The Go-Between (1970, Joseph Losey)

“The past is a foreign county. They do things differently there.” No longer just a Silkworm lyric (from the same song that references “Willie” Somerset Maugham and possibly Casablanca), now back home in its proper element, or at least the film adaptation of its proper element.

A quality picture with excellent production design and fluid camera movement – like Carol Reed with a touch of Alain Resnais. It’s a perfect storm of my least-favorite types of movies: British upper-class period costume dramas and coming-of-age stories. But, highly recommended and Cannes-award-winning and all, I stuck with it and really loved the last half hour.

Kid named Leo is spending the summer with a family in the country, but his playmate Marcus (I like him – privileged asshole with a good vocabulary) gets the measles, leaving Leo to pal around with the grownups, getting involved in their secret affairs as a messenger boy. Julie Christie (between Petulia and McCabe & Mrs. Miller) is the young hottie of the household, promised to dull scarfaced Hugh Trimingham (Edward Fox of Day of the Jackal) but having a Leo-assisted affair with rough farmer Ted Burgess (Alan Bates of Secret Friends, also Chabrol’s Dr. M). Once the lovers are caught together and Julie seems lost to him, Ted shoots himself.

Fancy Hugh:

“We can’t expect to be happy all the time, can we?”

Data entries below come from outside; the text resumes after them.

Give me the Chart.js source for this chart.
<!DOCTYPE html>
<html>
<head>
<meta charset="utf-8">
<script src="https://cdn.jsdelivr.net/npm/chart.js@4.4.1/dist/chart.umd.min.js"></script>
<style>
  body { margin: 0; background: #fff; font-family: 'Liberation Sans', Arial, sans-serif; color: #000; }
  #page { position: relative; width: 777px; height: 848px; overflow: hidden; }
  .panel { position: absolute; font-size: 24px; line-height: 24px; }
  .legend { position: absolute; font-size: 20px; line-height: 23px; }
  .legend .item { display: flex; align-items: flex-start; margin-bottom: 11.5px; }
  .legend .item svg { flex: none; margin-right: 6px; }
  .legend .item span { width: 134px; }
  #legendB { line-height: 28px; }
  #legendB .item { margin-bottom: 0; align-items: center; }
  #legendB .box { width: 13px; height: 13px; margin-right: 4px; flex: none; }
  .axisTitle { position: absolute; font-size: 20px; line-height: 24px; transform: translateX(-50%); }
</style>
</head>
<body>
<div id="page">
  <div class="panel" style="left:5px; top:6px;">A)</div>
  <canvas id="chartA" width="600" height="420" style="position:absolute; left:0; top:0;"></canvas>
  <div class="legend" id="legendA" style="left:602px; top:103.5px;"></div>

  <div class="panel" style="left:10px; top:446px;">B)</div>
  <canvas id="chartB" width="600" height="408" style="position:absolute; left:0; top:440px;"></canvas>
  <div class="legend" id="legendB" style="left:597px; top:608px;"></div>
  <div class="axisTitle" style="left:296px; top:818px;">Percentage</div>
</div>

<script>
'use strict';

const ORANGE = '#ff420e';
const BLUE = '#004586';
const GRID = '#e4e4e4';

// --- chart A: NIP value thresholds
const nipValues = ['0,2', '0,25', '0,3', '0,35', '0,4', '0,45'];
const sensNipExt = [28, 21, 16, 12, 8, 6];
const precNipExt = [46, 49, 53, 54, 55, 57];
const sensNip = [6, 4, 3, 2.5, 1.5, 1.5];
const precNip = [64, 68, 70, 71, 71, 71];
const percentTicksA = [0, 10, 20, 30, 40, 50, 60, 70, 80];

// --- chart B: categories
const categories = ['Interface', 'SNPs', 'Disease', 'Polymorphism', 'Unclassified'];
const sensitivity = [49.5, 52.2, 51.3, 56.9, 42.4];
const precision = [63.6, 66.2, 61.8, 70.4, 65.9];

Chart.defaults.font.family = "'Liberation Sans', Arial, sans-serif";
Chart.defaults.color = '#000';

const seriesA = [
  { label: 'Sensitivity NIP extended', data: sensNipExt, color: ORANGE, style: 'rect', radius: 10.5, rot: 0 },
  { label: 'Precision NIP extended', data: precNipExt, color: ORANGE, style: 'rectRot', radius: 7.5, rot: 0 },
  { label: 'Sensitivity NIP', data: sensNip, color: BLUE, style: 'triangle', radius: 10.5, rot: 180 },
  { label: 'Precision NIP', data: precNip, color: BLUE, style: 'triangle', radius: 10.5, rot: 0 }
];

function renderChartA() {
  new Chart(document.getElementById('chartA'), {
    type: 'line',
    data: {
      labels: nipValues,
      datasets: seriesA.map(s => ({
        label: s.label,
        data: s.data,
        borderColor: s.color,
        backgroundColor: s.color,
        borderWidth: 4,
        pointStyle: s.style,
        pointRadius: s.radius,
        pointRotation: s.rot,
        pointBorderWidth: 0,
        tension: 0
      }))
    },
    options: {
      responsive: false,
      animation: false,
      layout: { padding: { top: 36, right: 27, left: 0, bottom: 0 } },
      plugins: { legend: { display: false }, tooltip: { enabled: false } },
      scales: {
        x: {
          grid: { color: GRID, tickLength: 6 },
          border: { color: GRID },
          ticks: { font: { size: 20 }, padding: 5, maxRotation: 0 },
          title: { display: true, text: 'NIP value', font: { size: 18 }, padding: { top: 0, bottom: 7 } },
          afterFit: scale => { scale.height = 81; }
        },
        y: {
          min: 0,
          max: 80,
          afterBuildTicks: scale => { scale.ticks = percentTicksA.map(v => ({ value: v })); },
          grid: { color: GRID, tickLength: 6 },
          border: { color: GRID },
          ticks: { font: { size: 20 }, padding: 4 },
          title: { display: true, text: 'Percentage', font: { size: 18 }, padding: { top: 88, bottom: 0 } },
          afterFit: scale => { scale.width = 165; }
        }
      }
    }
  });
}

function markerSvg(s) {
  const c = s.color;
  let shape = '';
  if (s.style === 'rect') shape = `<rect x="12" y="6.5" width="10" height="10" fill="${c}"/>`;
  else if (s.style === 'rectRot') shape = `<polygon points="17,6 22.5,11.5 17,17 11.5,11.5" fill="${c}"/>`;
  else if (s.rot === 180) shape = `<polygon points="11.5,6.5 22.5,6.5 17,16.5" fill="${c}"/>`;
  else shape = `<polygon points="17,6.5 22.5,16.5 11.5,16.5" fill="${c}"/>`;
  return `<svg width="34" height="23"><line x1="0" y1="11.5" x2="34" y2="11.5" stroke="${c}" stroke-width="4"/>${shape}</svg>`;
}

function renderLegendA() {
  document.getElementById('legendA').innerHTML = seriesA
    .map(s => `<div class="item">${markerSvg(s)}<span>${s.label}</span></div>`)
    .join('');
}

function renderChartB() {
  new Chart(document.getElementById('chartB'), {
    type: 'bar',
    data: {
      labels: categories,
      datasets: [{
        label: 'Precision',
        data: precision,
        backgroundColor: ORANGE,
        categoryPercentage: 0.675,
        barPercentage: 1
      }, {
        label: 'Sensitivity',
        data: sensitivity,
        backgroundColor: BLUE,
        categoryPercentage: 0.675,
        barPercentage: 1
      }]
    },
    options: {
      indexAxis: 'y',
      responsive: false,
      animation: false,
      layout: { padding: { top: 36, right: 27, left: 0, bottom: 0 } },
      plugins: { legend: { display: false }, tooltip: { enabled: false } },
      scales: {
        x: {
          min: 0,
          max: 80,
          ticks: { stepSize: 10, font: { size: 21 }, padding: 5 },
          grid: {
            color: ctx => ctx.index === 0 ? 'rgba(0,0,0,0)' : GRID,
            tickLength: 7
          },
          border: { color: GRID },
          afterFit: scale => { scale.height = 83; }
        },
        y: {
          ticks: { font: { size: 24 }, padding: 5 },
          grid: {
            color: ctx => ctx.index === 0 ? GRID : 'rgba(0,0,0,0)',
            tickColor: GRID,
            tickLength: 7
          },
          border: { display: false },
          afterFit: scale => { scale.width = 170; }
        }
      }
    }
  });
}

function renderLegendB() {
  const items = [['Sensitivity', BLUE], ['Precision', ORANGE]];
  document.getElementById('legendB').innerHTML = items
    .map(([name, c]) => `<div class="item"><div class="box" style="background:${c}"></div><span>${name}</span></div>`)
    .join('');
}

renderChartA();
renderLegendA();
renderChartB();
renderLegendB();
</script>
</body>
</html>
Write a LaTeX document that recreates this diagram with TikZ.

Fun sidetracks with Leo’s belief in occult curses. A dog with a name like “dry toast” (tri-toes?). A cricket ball is batted straight into the camera. A 1970’s love-triangle movie set among wheat fields, bringing to mind Days of Heaven. Little bursts of voiceover dialogue, like scenes omitted for time, or sometimes repeating what we’ve heard. An unexplained, unheard shot of a conversation between two characters we haven’t seen – only when going back through the screenshots did I notice the television set in the corner, definite sign of a flash-forward. The present day keeps breaking through into the early-century period story, and suddenly Leo is sixty (now Michael Redgrave of Mr. Arkadin, Secret Beyond the Door), summoned to visit Julie Christie (backlit to avoid displaying her old-age makeup).

“So you met my grandson”
“Yes I did”
“Does he remind you of anyone?”
“Ted Burgess”
“That’s it. That’s it. He does.”

Leo Redgrave:

Based on a famous novel, screenplay by Harold Pinter, who also wrote The Servant and Accident. Senses calls it Losey’s last great film and compliments Michel Legrand’s fine score. “Aside from its intelligence and insight, however, it hardly seems to be a Losey film—it is evocative, judicious, perfectly cast, but rather cautious.”

Shooting Down Pictures:

Occurring mostly in the past with occasional flashes to the present, Pinter’s manipulation of time feels perfunctory compared to what Alain Resnais was doing a decade prior, or even what Pinter managed in his script for Losey’s Accident. More interesting is Losey’s entymological dramatization of British manor life, exhibiting both gentility and prejudice with near-emotionless decorum. Pinter’s dialogue pinpoints the neurotic weirdness underlying British politeness with unnerving precision, and is served ably by the ensemble, especially Dominic Guard as the boy, whose naivete and unwitting indiscretions stand sharply against the hypocrisy and innuendo surrounding him.